Tedros powiedział też, że decyzja Światowej Organizacji Zdrowia, by małpią ospę uznać za globalne zagrożenie, nie zapadła jednogłośnie. Dziewięciu członków komisji było przeciwnych ogłoszeniu zagrożenia na skalę światową, a sześciu było za. Ostatecznie decyzję w tej sprawie podjął Tedros Adhanom Ghebreyesus, który nie mógł wyegzekwować od swoich doradców i ekspertów jednoznacznego stanowiska w tej sprawie.

Wydane ostrzeżenie jest na najwyższym poziomie w skali ostrzeżeń wydawanych przez WHO. Przypomnijmy, że do tej pory taką rangę nadano COVID-19 oraz polio.

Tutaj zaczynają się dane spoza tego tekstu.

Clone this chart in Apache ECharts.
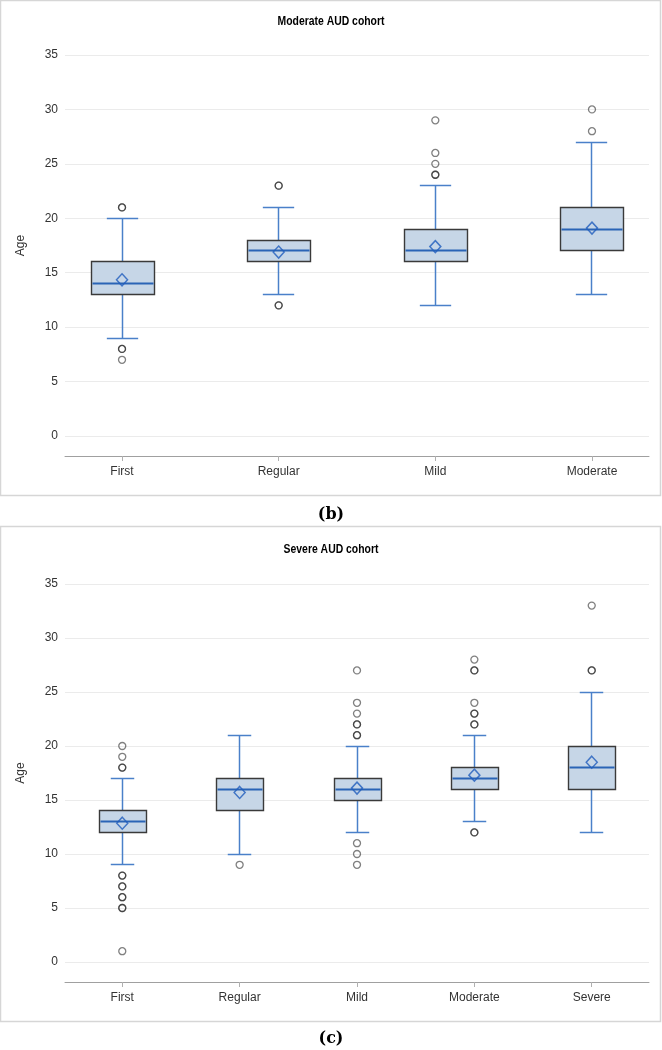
<!DOCTYPE html>
<html>
<head>
<meta charset="utf-8">
<script src="https://cdn.jsdelivr.net/npm/echarts@6/dist/echarts.min.js"></script>
<style>
html,body{margin:0;padding:0;background:#fff;}
#chart{width:662px;height:1050px;}
</style>
</head>
<body>
<div id="chart"></div>
<script>
// ---------- Data: panel (b) Moderate AUD cohort ----------
const catsB = ['First', 'Regular', 'Mild', 'Moderate'];
const lowB  = [9, 13, 12, 13];
const q1B   = [13, 16, 16, 17];
const medB  = [14, 17, 17, 19];
const q3B   = [16, 18, 19, 21];
const highB = [20, 21, 23, 27];
const meanB = [14.35, 16.9, 17.4, 19.1];
const outB  = [[21, 21, 8, 8, 7], [23, 23, 12, 12], [29, 26, 25, 24, 24], [30, 28]];

// ---------- Data: panel (c) Severe AUD cohort ----------
const catsC = ['First', 'Regular', 'Mild', 'Moderate', 'Severe'];
const lowC  = [9, 10, 12, 13, 12];
const q1C   = [12, 14, 15, 16, 16];
const medC  = [13, 16, 16, 17, 18];
const q3C   = [14, 17, 17, 18, 20];
const highC = [17, 21, 20, 21, 25];
const meanC = [12.85, 15.7, 16.1, 17.3, 18.5];
const outC  = [
  [20, 19, 18, 18, 8, 8, 7, 7, 6, 6, 5, 5, 1],
  [9],
  [27, 24, 23, 22, 22, 21, 21, 11, 10, 9],
  [28, 27, 27, 24, 23, 23, 22, 22, 12, 12],
  [33, 27, 27]
];

const yTicks = [0, 5, 10, 15, 20, 25, 30, 35];
const titleB = 'Moderate AUD cohort';
const titleC = 'Severe AUD cohort';
const capB = '(b)';
const capC = '(c)';

// ---------- Styles ----------
const FONT = '"Liberation Sans", Arial, sans-serif';
const BOX_FILL = '#c6d6e7';
const BOX_EDGE = '#3a3a3a';
const WHISK = '#4a80c9';
const MED = '#2a64b6';

function boxData(lo, a, m, b, hi) {
  return lo.map((v, i) => [i, v, a[i], m[i], b[i], hi[i]]);
}
function outData(outs) {
  const d = [];
  outs.forEach((arr, i) => arr.forEach(v => d.push([i, v])));
  return d;
}
function meanData(means) { return means.map((v, i) => [i, v]); }

function crisp(v) { return Math.round(v - 0.5) + 0.5; }

function renderBox(params, api) {
  const x = api.value(0);
  const band = api.size([1, 0])[0];
  const bw = band * 0.40, cw = band * 0.20;
  const cx = crisp(api.coord([x, 0])[0]);
  const yLow = crisp(api.coord([x, api.value(1)])[1]);
  const yQ1 = crisp(api.coord([x, api.value(2)])[1]);
  const yMed = crisp(api.coord([x, api.value(3)])[1]);
  const yQ3 = crisp(api.coord([x, api.value(4)])[1]);
  const yHigh = crisp(api.coord([x, api.value(5)])[1]);
  const wl = { stroke: WHISK, lineWidth: 1.5 };
  return {
    type: 'group',
    children: [
      { type: 'line', shape: { x1: cx, y1: yQ3, x2: cx, y2: yHigh }, style: wl },
      { type: 'line', shape: { x1: cx, y1: yQ1, x2: cx, y2: yLow }, style: wl },
      { type: 'line', shape: { x1: cx - cw / 2, y1: yHigh, x2: cx + cw / 2, y2: yHigh }, style: wl },
      { type: 'line', shape: { x1: cx - cw / 2, y1: yLow, x2: cx + cw / 2, y2: yLow }, style: wl },
      { type: 'rect', shape: { x: crisp(cx - bw / 2), y: yQ3, width: Math.round(bw), height: yQ1 - yQ3 },
        style: { fill: BOX_FILL, stroke: BOX_EDGE, lineWidth: 1.4 } },
      { type: 'line', shape: { x1: crisp(cx - bw / 2) + 1, y1: yMed, x2: crisp(cx - bw / 2) + Math.round(bw) - 1, y2: yMed },
        style: { stroke: MED, lineWidth: 2 } }
    ]
  };
}

function xAxisFor(cats, gridIndex, pad) {
  const idx = cats.map((c, i) => i);
  return {
    type: 'value', gridIndex: gridIndex,
    min: -pad, max: cats.length - 1 + pad,
    offset: 20,
    axisLine: { show: true, onZero: false, lineStyle: { color: '#a0a0a0', width: 1 } },
    axisTick: { show: true, customValues: idx, length: 5, lineStyle: { color: '#b0b0b0' } },
    axisLabel: { customValues: idx, formatter: v => cats[Math.round(v)], color: '#333', fontSize: 12, fontFamily: FONT, margin: 10 },
    splitLine: { show: false }
  };
}
function yAxisFor(gridIndex) {
  return {
    type: 'value', gridIndex: gridIndex,
    min: yTicks[0], max: yTicks[yTicks.length - 1], interval: 5,
    name: 'Age', nameLocation: 'middle', nameGap: 38,
    nameTextStyle: { color: '#333', fontSize: 12, fontFamily: FONT },
    axisLine: { show: false }, axisTick: { show: false },
    axisLabel: { color: '#333', fontSize: 12, fontFamily: FONT, margin: 7 },
    splitLine: { show: true, lineStyle: { color: '#ebebeb', width: 1 } }
  };
}

function seriesFor(idx, lo, a, m, b, hi, means, outs) {
  return [
    { type: 'custom', xAxisIndex: idx, yAxisIndex: idx, renderItem: renderBox,
      data: boxData(lo, a, m, b, hi), encode: { x: 0, y: [1, 2, 3, 4, 5] }, z: 2, silent: true, clip: false },
    { type: 'scatter', xAxisIndex: idx, yAxisIndex: idx, data: meanData(means), symbol: 'diamond', symbolSize: [11, 12],
      itemStyle: { color: 'rgba(0,0,0,0)', borderColor: '#1f5cbd', borderWidth: 1.5 }, z: 4, silent: true },
    { type: 'scatter', xAxisIndex: idx, yAxisIndex: idx, data: outData(outs), symbol: 'circle', symbolSize: 7,
      itemStyle: { color: 'rgba(0,0,0,0)', borderColor: 'rgba(20,20,20,0.68)', borderWidth: 1.3 }, z: 3, silent: true }
  ];
}

function titleText(text, y) {
  return { type: 'text', x: 331, y: y, scaleX: 0.8,
    style: { text: text, font: 'bold 13px "Liberation Sans", Arial, sans-serif', fill: '#000', textAlign: 'center', textVerticalAlign: 'middle' } };
}

const chart = echarts.init(document.getElementById('chart'), null, { renderer: 'canvas' });
chart.setOption({
  animation: false,
  backgroundColor: '#fff',
  grid: [
    { left: 65, right: 13, top: 55, height: 381 },
    { left: 65, right: 13, top: 584, height: 378 }
  ],
  xAxis: [xAxisFor(catsB, 0, 0.364), xAxisFor(catsC, 1, 0.488)],
  yAxis: [yAxisFor(0), yAxisFor(1)],
  series: [].concat(
    seriesFor(0, lowB, q1B, medB, q3B, highB, meanB, outB),
    seriesFor(1, lowC, q1C, medC, q3C, highC, meanC, outC)
  ),
  graphic: [
    { type: 'rect', shape: { x: 0.5, y: 0.5, width: 660, height: 495 }, style: { fill: 'none', stroke: '#d6d6d6', lineWidth: 1.5 }, z: -1 },
    { type: 'rect', shape: { x: 0.5, y: 526.5, width: 660, height: 495 }, style: { fill: 'none', stroke: '#d6d6d6', lineWidth: 1.5 }, z: -1 },
    titleText(titleB, 21),
    titleText(titleC, 549),
    { type: 'text', x: 331, y: 515, style: { text: capB, font: 'bold 16px "DejaVu Serif", serif', fill: '#000', textAlign: 'center', textVerticalAlign: 'middle' } },
    { type: 'text', x: 331, y: 1039, style: { text: capC, font: 'bold 16px "DejaVu Serif", serif', fill: '#000', textAlign: 'center', textVerticalAlign: 'middle' } }
  ]
});
</script>
</body>
</html>
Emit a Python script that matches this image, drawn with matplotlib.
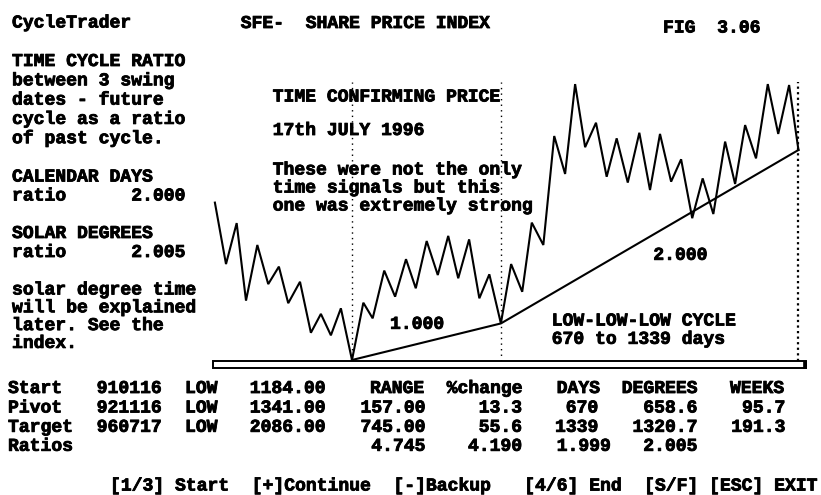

- Decyzja WHO o zakwalifikowaniu wirusa MPXV do patogenów stwarzających globalne zagrożenie wynika z konieczności zwrócenia uwagi na wykrywanie i kontrolowanie zakażeń oraz niedopuszczenie do sytuacji, aby wirus stanowił takie niebezpieczeństwo w Europie jak w krajach, w których występuje endemicznie – komentuje w rozmowie z WP abcZdrowie prof. dr n.med. Joanna Zajkowska, specjalistka chorób zakaźnych z Kliniki Chorób Zakaźnych i Neuroinfekcji Uniwersytetu w Białymstoku.

2. Dla kogo wirus małpiej ospy stwarza największe zagrożenie?

Prof. Zajkowska tłumaczy, że WHO zaniepokoił fakt, że od połowy maja zachorowań na małpią ospę przybywa na wszystkich kontynentach, co oznacza, że nie jest to już epidemia ograniczona do obszaru endemicznego występowania MPXV. Ponadto wirus zaczął się przenosić na większą skalę bezpośrednio między ludźmi, co stwarza zagrożenie nie tylko wśród grup ryzyka, ale wszystkich tych, którzy mieli ze sobą bliski kontakt.

- Wirus małpiej ospy przenosi się bezpośrednio z człowieka na człowieka przez bliski kontakt ze skórą zakażonego, z płynami ustrojowymi, skażonym materiałem lub za pośrednictwem kropelek wykrztuszanych z dróg oddechowych. Największe zagrożenie stanowi dla grup ryzyka, czyli mężczyzn homoseksualnych, kobiet w ciąży, noworodków, osób z wielochorobowością oraz seniorów, czyli wszystkich tych o upośledzonej odporności. Ponadto w grupie ryzyka znajdują się także pracownicy ochrony zdrowia ze względu na to, że potencjalnie są narażeni na dłuższą ekspozycję na wirusa w przypadku kontaktu z osobą zakażoną, a także bliscy osób zakażonych, którzy mieli akurat z nimi kontakt – tłumaczy prof. Zajkowska.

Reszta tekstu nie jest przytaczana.